We found the largest debris blocks in canyons where the walls were made of mudstone and siltstone, such as Hydrographer, Oceanographer, and Heezen canyons and the deep dive in Block Canyon. During dives in the canyons where calcium carbonate-rich rocks (limestones, chalks, and carbonate-cemented rocks) were exposed (Alvin, Atlantis, Block, Nygren and Lydonia canyons), spalling-type failures and brittle fracture of thin, very strong rock layers was most common. Bio-erosion, in the form of burrows and surficial scrape marks and physical abrasion (which forms rills, chutes, and other small channel-like features in the walls) of the carbonate-rich rocks tends to erode the walls at a different rate but over a much larger area. The organisms responsible for the bio-erosion and the triggering mechanisms that cause wall destabilization still remain to be determined.

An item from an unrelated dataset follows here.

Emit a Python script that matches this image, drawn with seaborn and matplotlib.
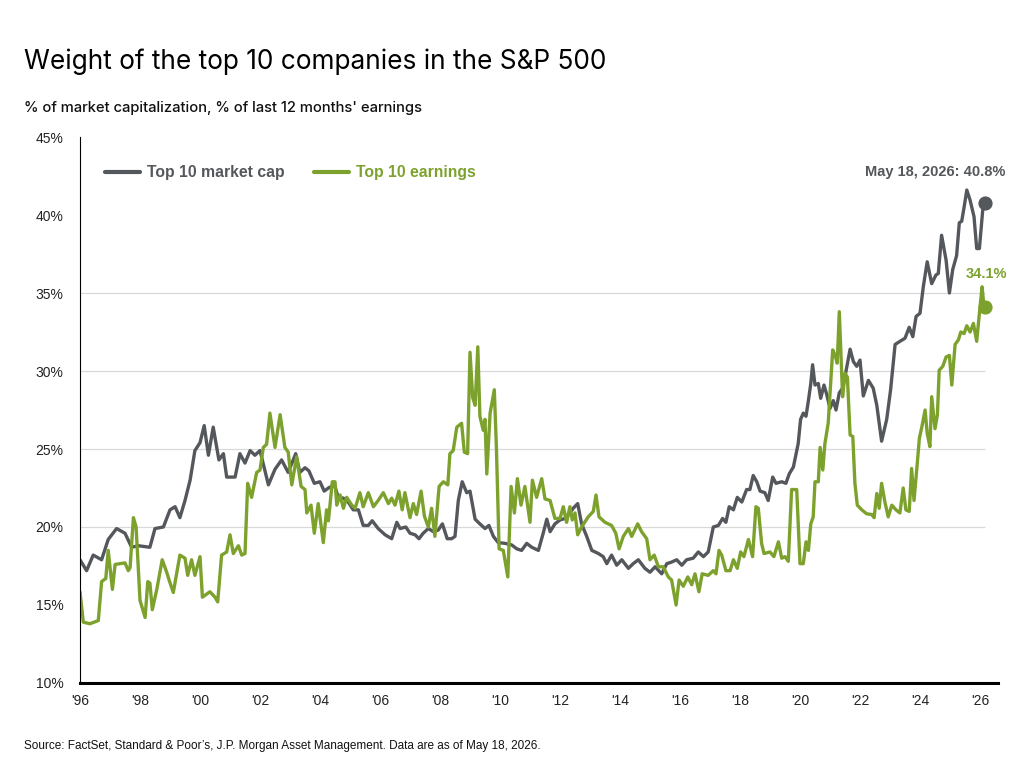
import pandas as pd
import matplotlib.pyplot as plt
import seaborn as sns
from matplotlib.ticker import FixedLocator

# Top 10 market cap, % of S&P 500 market capitalization
cap_years = [
    1996.00, 1996.22, 1996.44, 1996.72, 1996.94, 1997.22, 1997.50, 1997.72, 1997.94, 1998.33,
    1998.50, 1998.78, 1999.00, 1999.17, 1999.33, 1999.50, 1999.67, 1999.83, 2000.00, 2000.14,
    2000.28, 2000.44, 2000.63, 2000.78, 2000.89, 2001.17, 2001.33, 2001.50, 2001.67, 2001.83,
    2002.00, 2002.28, 2002.50, 2002.72, 2002.94, 2003.19, 2003.33, 2003.50, 2003.63, 2003.81,
    2004.00, 2004.14, 2004.28, 2004.48, 2004.61, 2004.78, 2004.94, 2005.11, 2005.28, 2005.44,
    2005.61, 2005.74, 2005.94, 2006.17, 2006.39, 2006.56, 2006.67, 2006.86, 2007.00, 2007.17,
    2007.30, 2007.44, 2007.61, 2007.78, 2007.94, 2008.08, 2008.24, 2008.39, 2008.50, 2008.61,
    2008.74, 2008.89, 2009.00, 2009.17, 2009.33, 2009.50, 2009.63, 2009.78, 2009.94, 2010.17,
    2010.39, 2010.56, 2010.72, 2010.89, 2011.06, 2011.28, 2011.44, 2011.56, 2011.67, 2011.83,
    2012.00, 2012.17, 2012.33, 2012.44, 2012.59, 2012.72, 2012.89, 2013.06, 2013.28, 2013.44,
    2013.56, 2013.72, 2013.89, 2014.06, 2014.28, 2014.44, 2014.61, 2014.83, 2015.00, 2015.17,
    2015.39, 2015.56, 2015.72, 2015.89, 2016.06, 2016.22, 2016.44, 2016.61, 2016.78, 2016.94,
    2017.11, 2017.28, 2017.42, 2017.53, 2017.64, 2017.78, 2017.91, 2018.06, 2018.22, 2018.33,
    2018.44, 2018.56, 2018.67, 2018.83, 2018.94, 2019.09, 2019.20, 2019.39, 2019.53, 2019.64,
    2019.78, 2019.89, 2019.94, 2020.02, 2020.11, 2020.20, 2020.28, 2020.36, 2020.42, 2020.50,
    2020.61, 2020.69, 2020.80, 2020.89, 2021.00, 2021.11, 2021.20, 2021.31, 2021.42, 2021.53,
    2021.67, 2021.78, 2021.89, 2022.00, 2022.11, 2022.28, 2022.44, 2022.56, 2022.72, 2022.89,
    2023.02, 2023.17, 2023.33, 2023.50, 2023.64, 2023.76, 2023.87, 2024.00, 2024.11, 2024.24,
    2024.39, 2024.53, 2024.61, 2024.72, 2024.87, 2024.98, 2025.09, 2025.22, 2025.31, 2025.39,
    2025.47, 2025.56, 2025.67, 2025.80, 2025.89, 2025.98, 2026.09, 2026.17,
]
cap_values = [
    17.9, 17.2, 18.2, 17.9, 19.2, 19.9, 19.6, 18.7, 18.8, 18.7,
    19.9, 20.0, 21.1, 21.3, 20.6, 21.7, 23.0, 24.9, 25.4, 26.5,
    24.6, 26.4, 24.3, 24.7, 23.2, 23.2, 24.7, 24.1, 24.9, 24.6,
    24.9, 22.7, 23.7, 24.3, 23.5, 24.7, 23.5, 23.8, 23.6, 22.8,
    22.9, 22.3, 22.5, 22.7, 21.9, 21.85, 21.6, 21.1, 21.1, 20.1,
    20.1, 20.4, 19.9, 19.5, 19.25, 20.3, 19.9, 20.0, 19.6, 19.5,
    19.25, 19.6, 19.9, 19.7, 19.8, 20.2, 19.25, 19.25, 19.4, 21.7,
    22.9, 22.2, 22.3, 20.5, 20.2, 19.9, 20.1, 19.4, 19.0, 18.95,
    18.85, 18.6, 18.5, 18.95, 18.7, 18.5, 19.6, 20.5, 19.7, 20.2,
    20.45, 20.55, 20.9, 21.2, 21.5, 20.2, 19.4, 18.5, 18.3, 18.1,
    17.65, 18.2, 17.55, 17.9, 17.35, 17.65, 17.9, 17.35, 17.1, 17.45,
    17.0, 17.65, 17.75, 17.9, 17.55, 17.9, 18.0, 18.4, 18.1, 18.4,
    20.0, 20.1, 20.55, 20.3, 21.3, 21.1, 21.9, 21.6, 22.4, 22.4,
    23.3, 22.9, 22.3, 22.2, 21.7, 23.2, 22.8, 22.9, 22.8, 23.4,
    23.85, 24.9, 25.35, 26.9, 27.3, 27.1, 28.1, 29.2, 30.4, 29.1,
    29.2, 28.25, 29.1, 28.5, 27.6, 28.1, 27.5, 28.6, 28.9, 29.95,
    31.4, 30.6, 30.3, 30.7, 28.4, 29.4, 28.9, 27.8, 25.5, 26.9,
    28.8, 31.7, 31.9, 32.1, 32.8, 32.2, 33.5, 33.7, 35.4, 37.0,
    35.6, 36.15, 36.25, 38.7, 37.1, 35.0, 36.5, 37.4, 39.5, 39.6,
    40.5, 41.6, 40.95, 39.9, 37.85, 37.85, 40.3, 40.8,
]

# Top 10 earnings, % of S&P 500 last 12 months' earnings
earn_years = [
    1996.00, 1996.11, 1996.33, 1996.61, 1996.72, 1996.86, 1996.94, 1997.08, 1997.17, 1997.50,
    1997.61, 1997.67, 1997.78, 1997.87, 1998.00, 1998.17, 1998.26, 1998.33, 1998.41, 1998.56,
    1998.74, 1998.89, 1998.97, 1999.11, 1999.33, 1999.50, 1999.59, 1999.72, 1999.83, 2000.00,
    2000.08, 2000.33, 2000.50, 2000.59, 2000.72, 2000.89, 2001.00, 2001.11, 2001.28, 2001.39,
    2001.50, 2001.59, 2001.72, 2001.89, 2002.00, 2002.11, 2002.22, 2002.33, 2002.50, 2002.67,
    2002.83, 2002.94, 2003.06, 2003.22, 2003.37, 2003.50, 2003.56, 2003.70, 2003.81, 2003.94,
    2004.11, 2004.22, 2004.28, 2004.41, 2004.50, 2004.56, 2004.67, 2004.78, 2004.89, 2005.06,
    2005.17, 2005.33, 2005.44, 2005.61, 2005.78, 2005.94, 2006.11, 2006.28, 2006.39, 2006.50,
    2006.63, 2006.74, 2006.83, 2007.00, 2007.11, 2007.22, 2007.37, 2007.48, 2007.61, 2007.72,
    2007.83, 2007.97, 2008.11, 2008.26, 2008.33, 2008.44, 2008.56, 2008.72, 2008.81, 2008.92,
    2009.00, 2009.09, 2009.17, 2009.26, 2009.33, 2009.44, 2009.50, 2009.56, 2009.67, 2009.81,
    2009.88, 2009.97, 2010.11, 2010.26, 2010.37, 2010.48, 2010.58, 2010.70, 2010.83, 2011.00,
    2011.08, 2011.22, 2011.39, 2011.50, 2011.67, 2011.83, 2012.00, 2012.11, 2012.22, 2012.33,
    2012.41, 2012.50, 2012.59, 2012.72, 2012.94, 2013.11, 2013.20, 2013.30, 2013.50, 2013.72,
    2013.86, 2013.97, 2014.11, 2014.28, 2014.39, 2014.59, 2014.72, 2014.89, 2015.00, 2015.14,
    2015.28, 2015.44, 2015.61, 2015.72, 2015.87, 2015.97, 2016.11, 2016.26, 2016.39, 2016.50,
    2016.63, 2016.74, 2016.94, 2017.11, 2017.20, 2017.30, 2017.39, 2017.53, 2017.67, 2017.78,
    2017.91, 2018.02, 2018.13, 2018.28, 2018.42, 2018.53, 2018.61, 2018.72, 2018.80, 2019.00,
    2019.13, 2019.28, 2019.39, 2019.50, 2019.61, 2019.72, 2019.89, 2020.00, 2020.11, 2020.20,
    2020.28, 2020.36, 2020.44, 2020.50, 2020.61, 2020.67, 2020.76, 2020.83, 2020.94, 2021.02,
    2021.09, 2021.17, 2021.24, 2021.31, 2021.42, 2021.50, 2021.58, 2021.67, 2021.76, 2021.83,
    2021.91, 2022.06, 2022.22, 2022.39, 2022.47, 2022.56, 2022.64, 2022.72, 2022.83, 2022.94,
    2023.06, 2023.20, 2023.33, 2023.44, 2023.53, 2023.64, 2023.72, 2023.80, 2023.89, 2023.98,
    2024.06, 2024.17, 2024.24, 2024.33, 2024.39, 2024.50, 2024.58, 2024.64, 2024.76, 2024.87,
    2024.98, 2025.06, 2025.17, 2025.28, 2025.36, 2025.47, 2025.56, 2025.67, 2025.78, 2025.89,
    2025.98, 2026.07, 2026.12, 2026.17,
]
earn_values = [
    15.85, 13.9, 13.8, 14.0, 16.5, 16.7, 18.5, 16.0, 17.6, 17.7,
    17.2, 17.4, 20.6, 20.0, 15.3, 14.2, 16.5, 16.4, 14.7, 16.0,
    17.9, 17.1, 16.6, 15.8, 18.2, 18.0, 16.9, 17.9, 16.9, 18.1,
    15.5, 15.85, 15.5, 15.2, 18.2, 18.4, 19.5, 18.3, 18.8, 18.2,
    18.3, 22.8, 21.9, 23.5, 23.65, 25.1, 25.3, 27.3, 25.1, 27.2,
    25.1, 24.8, 22.7, 24.5, 22.6, 22.4, 20.9, 21.4, 19.6, 21.5,
    19.0, 21.1, 20.4, 22.9, 22.9, 21.4, 22.05, 21.2, 21.9, 21.4,
    21.2, 22.2, 21.3, 22.2, 21.3, 21.7, 22.2, 21.5, 21.85, 21.4,
    22.3, 21.1, 22.2, 20.6, 21.5, 20.8, 22.3, 20.7, 20.0, 21.2,
    19.4, 22.6, 22.9, 22.7, 24.7, 24.9, 26.4, 26.65, 24.8, 24.7,
    31.2, 28.3, 27.8, 31.55, 27.1, 26.2, 26.9, 23.4, 27.3, 28.8,
    25.1, 18.6, 18.5, 16.8, 22.6, 20.9, 23.1, 21.4, 22.6, 20.3,
    23.0, 21.9, 23.1, 21.8, 21.7, 20.55, 20.55, 21.3, 20.3, 21.3,
    20.45, 20.9, 19.5, 20.0, 20.65, 21.0, 22.05, 20.65, 20.3, 20.1,
    19.6, 18.6, 19.4, 19.9, 19.4, 20.2, 19.7, 19.25, 17.9, 18.2,
    17.45, 17.45, 16.8, 16.6, 15.0, 16.6, 16.2, 16.8, 16.3, 17.0,
    15.85, 17.0, 16.9, 17.2, 17.0, 18.5, 18.2, 17.2, 17.2, 17.9,
    17.35, 18.4, 18.1, 19.2, 18.1, 21.3, 21.2, 18.95, 18.3, 18.4,
    18.1, 19.05, 18.0, 18.1, 17.8, 22.4, 22.4, 17.65, 17.65, 19.05,
    18.5, 20.2, 20.65, 22.9, 22.9, 25.1, 23.65, 25.35, 26.65, 29.2,
    31.35, 31.0, 30.5, 33.8, 28.35, 29.85, 29.6, 25.9, 25.8, 22.8,
    21.4, 21.1, 20.85, 20.8, 20.6, 22.15, 21.2, 22.8, 21.6, 20.65,
    21.4, 21.1, 20.9, 22.5, 21.1, 21.0, 23.75, 21.7, 23.65, 25.7,
    26.4, 27.5, 26.0, 25.15, 28.35, 26.3, 27.2, 30.05, 30.3, 30.9,
    31.0, 29.1, 31.7, 32.0, 32.5, 32.4, 32.9, 32.5, 33.05, 31.9,
    33.7, 35.4, 34.35, 34.1,
]

year_ticks = list(range(1996, 2027, 2))
tick_labels = ["'" + str(y)[2:] for y in year_ticks]
pct_ticks = [10, 15, 20, 25, 30, 35, 40, 45]
grid_levels = [20, 25, 30, 35]

GREY = "#54575B"
GREEN = "#7CA22D"

cap_df = pd.DataFrame({"year": cap_years, "value": cap_values})
earn_df = pd.DataFrame({"year": earn_years, "value": earn_values})

sns.set_style("white")
plt.rcParams["font.family"] = ["Liberation Sans", "DejaVu Sans"]

fig = plt.figure(figsize=(10.33, 7.75), dpi=100)
ax = fig.add_axes([80 / 1033, 1 - 683 / 775, 918 / 1033, 546 / 775])

# light horizontal guides, stopping at the last data point
ax.hlines(grid_levels, 1996, cap_years[-1], colors="#D9D9D9", linewidth=0.9, zorder=0)

sns.lineplot(data=cap_df, x="year", y="value", color=GREY, linewidth=2.4,
             label="Top 10 market cap", ax=ax, estimator=None)
sns.lineplot(data=earn_df, x="year", y="value", color=GREEN, linewidth=2.4,
             label="Top 10 earnings", ax=ax, estimator=None)

ax.scatter([cap_years[-1]], [cap_values[-1]], s=85, color=GREY, zorder=5)
ax.scatter([earn_years[-1]], [earn_values[-1]], s=85, color=GREEN, zorder=5)

ax.set_xlim(1996, 1996 + 918 / 30)
ax.set_ylim(10, 45)
ax.xaxis.set_major_locator(FixedLocator(year_ticks))
ax.set_xticklabels(tick_labels)
ax.yaxis.set_major_locator(FixedLocator(pct_ticks))
ax.set_yticklabels([f"{p}%" for p in pct_ticks])
ax.set_xlabel("")
ax.set_ylabel("")
ax.tick_params(axis="x", length=3, width=0.8, color="#999999", pad=5, labelsize=10, labelcolor="#222222")
ax.tick_params(axis="y", length=0, pad=12, labelsize=10, labelcolor="#222222")

for side in ["top", "right"]:
    ax.spines[side].set_visible(False)
ax.spines["left"].set_color("black")
ax.spines["left"].set_linewidth(0.8)
ax.spines["bottom"].set_color("black")
ax.spines["bottom"].set_linewidth(2.2)

leg = ax.legend(loc="center left", bbox_to_anchor=(105 / 1033, 1 - 173 / 775),
                bbox_transform=fig.transFigure, ncol=2, frameon=False,
                borderpad=0, borderaxespad=0, handlelength=2.2, handletextpad=0.45,
                columnspacing=1.9, prop={"weight": "bold", "size": 11.3})
for line in leg.get_lines():
    line.set_linewidth(3)
for text, col in zip(leg.get_texts(), [GREY, GREEN]):
    text.set_color(col)

fig.text(1005 / 1033, 1 - 172 / 775, "May 18, 2026: 40.8%", ha="right", va="center",
         fontsize=10.5, fontweight="bold", color=GREY)
fig.text(1007 / 1033, 1 - 274 / 775, "34.1%", ha="right", va="center",
         fontsize=10.5, fontweight="bold", color=GREEN)

fig.text(24 / 1033, 1 - 62 / 775, "Weight of the top 10 companies in the S&P 500",
         ha="left", va="center", fontsize=18.9, family=["Inter", "DejaVu Sans"], color="black")
fig.text(24 / 1033, 1 - 108 / 775, "% of market capitalization, % of last 12 months' earnings",
         ha="left", va="center", fontsize=10.6, family=["Inter", "DejaVu Sans"],
         fontweight="medium", color="#111111")
fig.text(24 / 1033, 1 - 746 / 775,
         "Source: FactSet, Standard & Poor\u2019s, J.P. Morgan Asset Management. Data are as of May 18, 2026.",
         ha="left", va="center", fontsize=8.45, color="#111111")

fig.savefig("out.png", dpi=100)
plt.close(fig)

While observations made during these recent D2 dives highlight that the canyons are very dynamic systems that continue to change to the present day, the rate at which the walls fail and sediment enters and is transported through the canyon system still remains unknown. During numerous dives we have seen both “fresh” or clean failure and talus surfaces and older failure features that have are draped by sediment, encrusted by organisms, and coated in manganese (which takes a REALLY long time to accumulate) in very close proximity to each other. Given the limited amount of ground that D2 can cover during a dive, the source of all of these different age materials can often not be identified. So much work remains to be done, we have only just scratched the surface.